While national security risks multiply, an entire class of university administrators and establishment donors cheerfully cash checks from foreign regimes and recruit foreign students by the tens of thousands. Journalists and independent investigators have highlighted how campuses swell with foreign nationals — including large numbers of Chinese students at flagship schools — while hard-working American families see admission slots and research opportunities shrink. This isn’t accident; it is a direct result of priorities that put foreign cash and prestige over the safety and future of American students.
Thankfully, some lawmakers are finally pushing back.
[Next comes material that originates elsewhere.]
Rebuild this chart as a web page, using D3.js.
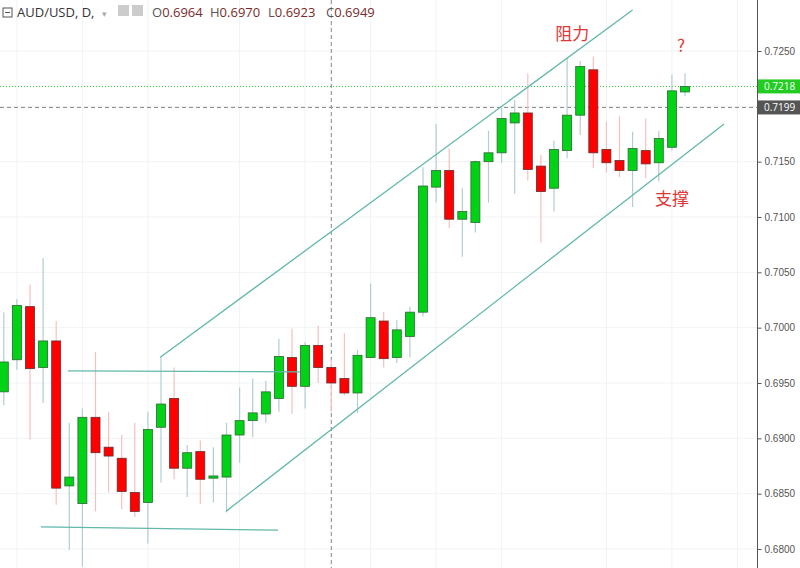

Senators and representatives in recent months have reintroduced legislation to block federal grant money from flowing to universities with ties to Confucius Institutes or other entities linked to the Chinese Communist Party, and to tighten scrutiny on research partnerships that pose a security risk. The political class can no longer feign ignorance — Congress is taking concrete steps to starve the hand that feeds these influence operations.
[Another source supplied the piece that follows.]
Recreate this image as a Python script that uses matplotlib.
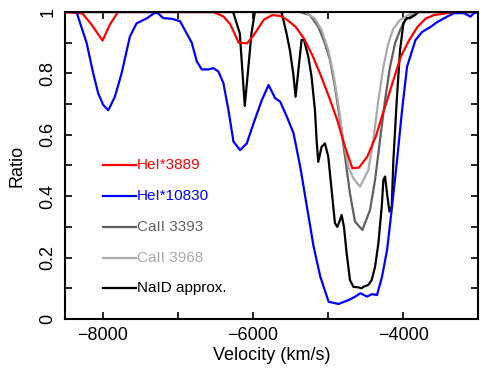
import matplotlib.pyplot as plt

# HeI*3889
vel_hei3889 = [-8500, -8267, -8150, -8000, -7900, -7795, -7000, -6522, -6389, -6300, -6187,
               -6076, -5987, -5853, -5742, -5631, -5542, -5431, -5320, -5209, -5098, -4987,
               -4876, -4787, -4676, -4587, -4476, -4364, -4253, -4142, -4031, -3920, -3809,
               -3698, -3587, -3364, -3000]
ratio_hei3889 = [1.0, 0.995, 0.96, 0.907, 0.96, 1.0, 1.0, 1.0, 0.985, 0.96, 0.90,
                 0.898, 0.925, 0.975, 0.99, 0.987, 0.974, 0.952, 0.914, 0.86, 0.795, 0.724,
                 0.648, 0.572, 0.491, 0.493, 0.529, 0.594, 0.681, 0.768, 0.854, 0.908, 0.951,
                 0.979, 0.99, 0.998, 1.0]

# HeI*10830
vel_hei10830 = [-8400, -8347, -8213, -8124, -8058, -7991, -7924, -7836, -7747, -7636, -7547,
                -7413, -7302, -7258, -7191, -7080, -6969, -6880, -6813, -6747, -6680, -6591,
                -6524, -6458, -6391, -6324, -6258, -6169, -6080, -5991, -5880, -5791, -5702,
                -5636, -5547, -5458, -5369, -5280, -5191, -5102, -4991, -4858, -4724, -4636,
                -4569, -4480, -4413, -4347, -4280, -4213, -4147, -4080, -4013, -3947, -3836,
                -3747, -3636, -3547, -3413, -3324, -3191, -3102, -3058, -3000]
ratio_hei10830 = [1.0, 1.0, 0.90, 0.80, 0.735, 0.697, 0.68, 0.724, 0.80, 0.92, 0.963,
                  0.979, 0.998, 0.995, 0.98, 0.978, 0.97, 0.93, 0.90, 0.84, 0.813, 0.813,
                  0.817, 0.806, 0.768, 0.68, 0.578, 0.55, 0.572, 0.637, 0.713, 0.762, 0.719,
                  0.708, 0.659, 0.605, 0.496, 0.366, 0.236, 0.138, 0.056, 0.049, 0.062, 0.073,
                  0.084, 0.073, 0.081, 0.078, 0.138, 0.225, 0.366, 0.518, 0.681, 0.822, 0.908,
                  0.935, 0.951, 0.967, 0.985, 0.996, 0.996, 0.985, 0.996, 1.0]

# CaII 3393
vel_caii3393 = [-8500, -5373, -5240, -5129, -5040, -4973, -4907, -4840, -4773, -4707, -4640,
                -4542, -4440, -4373, -4307, -4240, -4173, -4107, -4040, -3973, -3884, -3796, -3000]
ratio_caii3393 = [1.0, 1.0, 0.99, 0.952, 0.898, 0.844, 0.757, 0.648, 0.529, 0.409, 0.317,
                  0.29, 0.355, 0.453, 0.583, 0.713, 0.822, 0.898, 0.941, 0.974, 0.987, 1.0, 1.0]

# CaII 3968
vel_caii3968 = [-8500, -5300, -5173, -5084, -4996, -4929, -4862, -4796, -4729, -4662, -4573,
                -4462, -4396, -4329, -4262, -4196, -4129, -4040, -3929, -3840, -3000]
ratio_caii3968 = [1.0, 1.0, 0.978, 0.941, 0.876, 0.80, 0.70, 0.583, 0.496, 0.458, 0.431,
                  0.485, 0.583, 0.713, 0.822, 0.898, 0.946, 0.974, 0.99, 1.0, 1.0]

# NaID approx.
vel_naid = [-8500, -6262, -6173, -6107, -6018, -5973, -5618, -5551, -5507, -5462, -5431,
            -5351, -5320, -5262, -5218, -5173, -5151, -5129, -5084, -5040, -4996, -4951,
            -4907, -4876, -4840, -4818, -4787, -4751, -4707, -4662, -4596, -4551, -4529,
            -4462, -4418, -4373, -4329, -4284, -4262, -4240, -4209, -4182, -4151, -4129,
            -4084, -4040, -3996, -3951, -3907, -3840, -3796, -3000]
ratio_naid = [1.0, 1.0, 0.93, 0.694, 0.93, 1.0, 1.0, 0.93, 0.876, 0.80, 0.724,
              0.909, 0.91, 0.855, 0.789, 0.68, 0.583, 0.512, 0.561, 0.572, 0.529, 0.42,
              0.312, 0.30, 0.322, 0.339, 0.30, 0.214, 0.127, 0.105, 0.103, 0.10, 0.105,
              0.111, 0.127, 0.17, 0.246, 0.366, 0.453, 0.464, 0.40, 0.35, 0.366, 0.518,
              0.713, 0.876, 0.963, 0.98, 0.98, 0.99, 1.0, 1.0]

labels = ["HeI*3889", "HeI*10830", "CaII 3393", "CaII 3968", "NaID approx."]
colors = ["#ff0000", "#0000ff", "#606060", "#aaaaaa", "#000000"]
legend_y = [0.5, 0.4, 0.3, 0.2, 0.1]

plt.rcParams['font.family'] = ['Liberation Sans', 'DejaVu Sans']

fig = plt.figure(figsize=(4.85, 3.69), dpi=100)
ax = fig.add_axes([0.134, 0.1355, 0.852, 0.832])

series = [(vel_caii3393, ratio_caii3393, colors[2]),
          (vel_caii3968, ratio_caii3968, colors[3]),
          (vel_naid, ratio_naid, colors[4]),
          (vel_hei3889, ratio_hei3889, colors[0]),
          (vel_hei10830, ratio_hei10830, colors[1])]
for v, r, c in series:
    ax.plot(v, r, color=c, lw=1.6)

# hand-drawn legend
for lab, c, y in zip(labels, colors, legend_y):
    ax.plot([-8000, -7550], [y, y], color=c, lw=1.6)
    ax.text(-7545, y, lab, color=c, fontsize=11, va='center', ha='left')

ax.set_xlim(-8500, -3000)
ax.set_ylim(0, 1)
ax.set_xticks([-8000, -6000, -4000])
ax.set_xticks([-7000, -5000, -3000], minor=True)
ax.set_yticks([0, 0.2, 0.4, 0.6, 0.8, 1])
ax.set_yticklabels(["0", "0.2", "0.4", "0.6", "0.8", "1"], rotation=90, va='center')
ax.set_yticks([0.1, 0.3, 0.5, 0.7, 0.9], minor=True)
ax.tick_params(which='both', direction='in', top=True, right=True, length=5, width=1.2,
               labelsize=13, pad=6)
for s in ax.spines.values():
    s.set_linewidth(1.5)
ax.set_xlabel("Velocity (km/s)", fontsize=13, labelpad=2)
ax.set_ylabel("Ratio", fontsize=13, labelpad=10)

fig.savefig("out.png", dpi=100)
The Pentagon’s blacklist of foreign entities and past restrictions on Confucius Institutes show the problem is recognized at the highest levels, yet policy and enforcement remain patchy. Universities that accepted money or maintained partnerships with questionable organizations have often escaped real consequences, and federal grants still flow to institutions that prioritize foreign students’ tuition over American needs. This gap between acknowledgement and meaningful action is where the country is being betrayed.
Real solutions are simple and patriotic: cut federal funding to any university that endangers national security, ban participation in sensitive research by nationals of adversary regimes unless vetted and monitored, and block foreign influence operations like Confucius Institutes from our campuses. State legislatures and the federal government must stop subsidizing institutions that put globalist prestige and foreign cash above American students and national defense. Conservative lawmakers, parents, and taxpayers must demand immediate, uncompromising reforms.
If we love this country, we will stop treating our colleges as open season for hostile powers. It is time to reclaim our universities for hardworking American families and restore accountability, common sense, and patriotism to our higher education system. The safety of our future generations and the integrity of American innovation depend on it.